I continued the work from last week by gluing up the manifolds with epoxy glue. i discovered that i made a design error, and that i needed new prints of the endcaps rather quickly, luckily Richard was very helpful and printed the new pieces in just a few hours. Using the printed pieces and the tube from last week, the manifolds were glued together and left to dry overnight
When we returned later to put together a testing setup i had the extremely disappointing experience of snapping one of the printed hose barb fittings, rendering the manifolds useless. This was a setback, and i had to redo the glueup job. This meant cutting new tubes, and reprinting all the printed parts, this time in stronger materials. I then glued the new manifolds and let them sit overnight for the glue to harden.
We planned a full system test to see how the hydraulic parts performed. In order for this to be somewhat organized i made some simple holders for the hydraulic components in CAD and 3d printed so that we could attach the parts to a plate and hook everything up in accordance with the hydraulic schematic shown in a previous week. After printing and getting a plate from Richard, i used hot glue left over from the water rocketry event during Fadderuka to attach the mounts. This worked pretty perfectly, as it made for a satisfactory bond, while still being removable without damage to the plate.
During the system test, i discovered that i had made the holders for the manifolds and cylinders way too weak for the loads applied during assembly of the test stand, and broke several places. I will redesign these, and print new ones to better handle the treatment that we have to expect for our system during function testing.
I also learned during testing that we have leaks in the manifold. This seems to be mostly between the hose from the pump and the 3d printed hosebarb on the distribution manifold. There are also leaks in other places such as the smaller hose barb pieces. This is understandable, as they are only really held on with small zip ties. i believe that these leaks can be mitigated by using a small size hose clamp on each. This is an area with a good potential for improvement.
The next weeks will be spent working toward sealing the leaks, and integrating our hydraulic solution with the electronics and software to create a working system.
Full hydraulic system test
To test the system, we laid out the hydraulic components on a board and connected our two power systems up. We’ve visualized the system in this graph.

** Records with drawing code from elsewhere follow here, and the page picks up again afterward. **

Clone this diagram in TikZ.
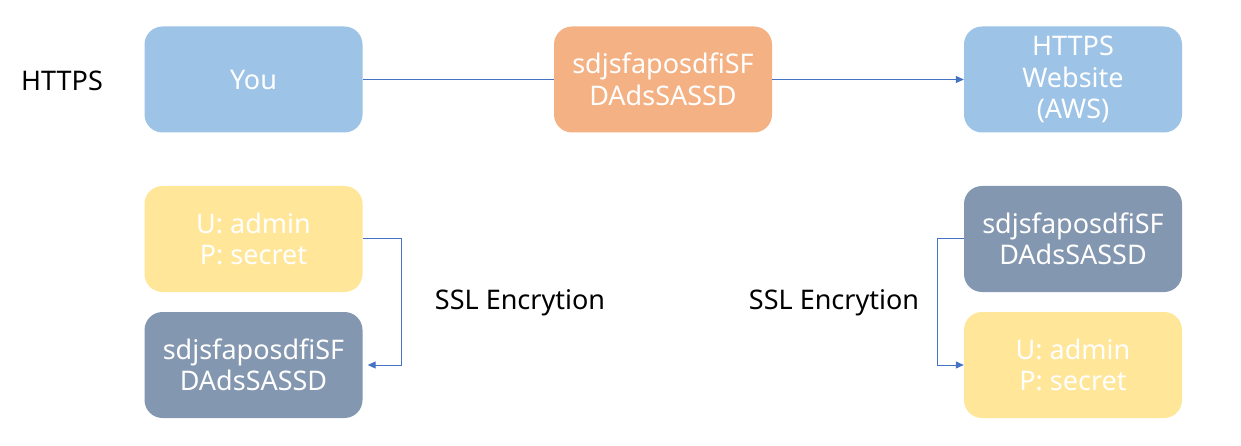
\documentclass[tikz,border=0pt]{standalone}
\usepackage{fontspec}
\setmainfont{Noto Sans}
\usetikzlibrary{arrows.meta}
\definecolor{bluebox}{HTML}{9DC3E6}
\definecolor{orangebox}{HTML}{F4B183}
\definecolor{yellowbox}{HTML}{FFE699}
\definecolor{slatebox}{HTML}{8497B0}
\definecolor{linkblue}{HTML}{4472C4}
\tikzset{
  box/.style={rounded corners=18pt, minimum width=218pt, minimum height=106pt,
    inner sep=0pt, text=white, align=center, font=\fontsize{27}{31.5}\selectfont},
  lbl/.style={text=black, font=\fontsize{27}{31.5}\selectfont, inner sep=0pt},
  link/.style={draw=linkblue, line width=1pt},
  tip/.style={-{Triangle[length=8pt,width=7pt]}}
}
\begin{document}
\begin{tikzpicture}[x=1pt,y=-1pt]
\useasboundingbox (0,0) rectangle (1241,446);
\node[box, fill=bluebox] (you) at (253.5,79.5) {You};
\node[box, fill=orangebox] (enc) at (663,79.5) {sdjsfaposdfiSF\\DAdsSASSD};
\node[box, fill=bluebox] (web) at (1073,79.5) {HTTPS\\Website\\(AWS)};
\node[box, fill=yellowbox] (lplain) at (253.5,239) {U: admin\\P: secret};
\node[box, fill=slatebox] (lenc) at (253.5,365) {sdjsfaposdfiSF\\DAdsSASSD};
\node[box, fill=slatebox] (renc) at (1073,239) {sdjsfaposdfiSF\\DAdsSASSD};
\node[box, fill=yellowbox] (rplain) at (1073,365) {U: admin\\P: secret};
\node[lbl] (https) at (62,81) {HTTPS};
\node[lbl] (lssl) at (520,303) {SSL Encrytion};
\node[lbl] (rssl) at (834,303) {SSL Encrytion};
\draw[link] (you.east) -- (enc.west);
\draw[link, tip] (enc.east) -- (web.west);
\draw[link, tip] (lplain.east) -- ++(39,0) |- ([xshift=5pt]lenc.east);
\draw[link, tip] (renc.west) -- ++(-26,0) |- (rplain.west);
\end{tikzpicture}
\end{document}
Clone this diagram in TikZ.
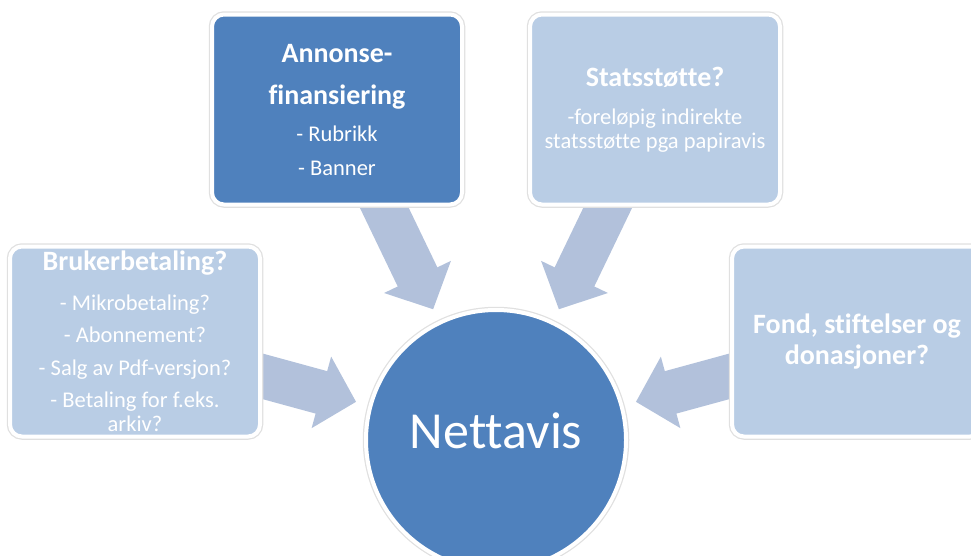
\documentclass[tikz,border=0pt]{standalone}
\usepackage{fontspec}
\setmainfont{Carlito}[Ligatures=NoCommon]
\usetikzlibrary{arrows.meta,backgrounds,positioning}
\definecolor{darkblue}{HTML}{4F81BD}
\definecolor{lightblue}{HTML}{B9CDE5}
\definecolor{arrowblue}{HTML}{B2C1DB}
\newcommand{\boxtitle}[1]{{\fontsize{28}{30}\selectfont\bfseries #1}}

\begin{document}
\begin{tikzpicture}[x=1pt,y=-1pt,align=center,text=white]
\tikzstyle{source}=[rectangle,rounded corners=12pt,minimum width=250pt,minimum height=190pt,draw=white,line width=4pt,preaction={draw=black!12,line width=6.5pt},font=\fontsize{22.5}{24}\selectfont]
\tikzstyle{darksource}=[source,fill=darkblue]
\tikzstyle{lightsource}=[source,fill=lightblue]
\tikzstyle{flow}=[draw=arrowblue,line width=44pt,-{Triangle[length=36pt,width=72pt]},shorten >=13pt]

\useasboundingbox (0,0) rectangle (971,555);

\node[circle,fill=darkblue,draw=white,line width=4pt,preaction={draw=black!12,line width=6.5pt},minimum size=260pt,text depth=19pt,font=\fontsize{52}{60}\selectfont] (nett) at (496,440) {Nettavis};

\node[darksource] (annonse) at (337,109.5) {\boxtitle{Annonse-}\\[18pt]\boxtitle{finansiering}\\[13pt]- Rubrikk\\[10pt]- Banner};
\node[lightsource] (stats) at (655,109.5) {\boxtitle{Statsstøtte?}\\[14pt]-foreløpig indirekte\\statsstøtte pga papiravis};
\node[lightsource] (bruker) at (135,341.5) {\boxtitle{Brukerbetaling?}\\[16pt]- Mikrobetaling?\\[8pt]- Abonnement?\\[9pt]- Salg av Pdf-versjon?\\[8pt]- Betaling for f.eks.\\arkiv?};
\node[lightsource] (fond) at (857,341.5) {\boxtitle{Fond, stiftelser og}\\[5pt]\boxtitle{donasjoner?}};

% block arrows towards the centre
\begin{scope}[on background layer]
\draw[flow] (bruker.center) -- (nett);
\draw[flow] (annonse.center) -- (nett);
\draw[flow] (stats.center) -- (nett);
\draw[flow] (fond.center) -- (nett);
\end{scope}
\end{tikzpicture}
\end{document}
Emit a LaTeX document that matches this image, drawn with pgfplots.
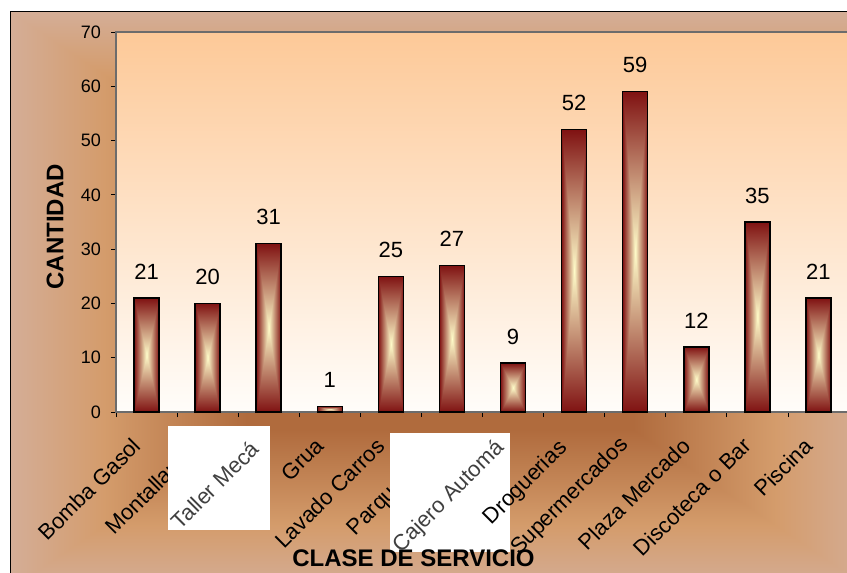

With everything connected up, we realized that we lacked some cable management, both electrical and hydraulic. The test was a success, in that all the systems worked together, and the we were able to achieve movement in the piston from user input. There were however lots of tiny problems culminating into a complex mess. These problems were mostly cable management and lots of leaking from the selfmade hydraulic components. In addition, with the automatic PID control using the potentiometers, it was hard to produce stable piston movement for a successful piston control test.
Therefore we decided to extract the needed component for one of the pistons, which reduced the cable (both water and electronics) count drastically. This ended up yielding successful results, though still with a bit of leakage.
We were nonetheless very happy with the outcome!
That’s all for now, see you next week!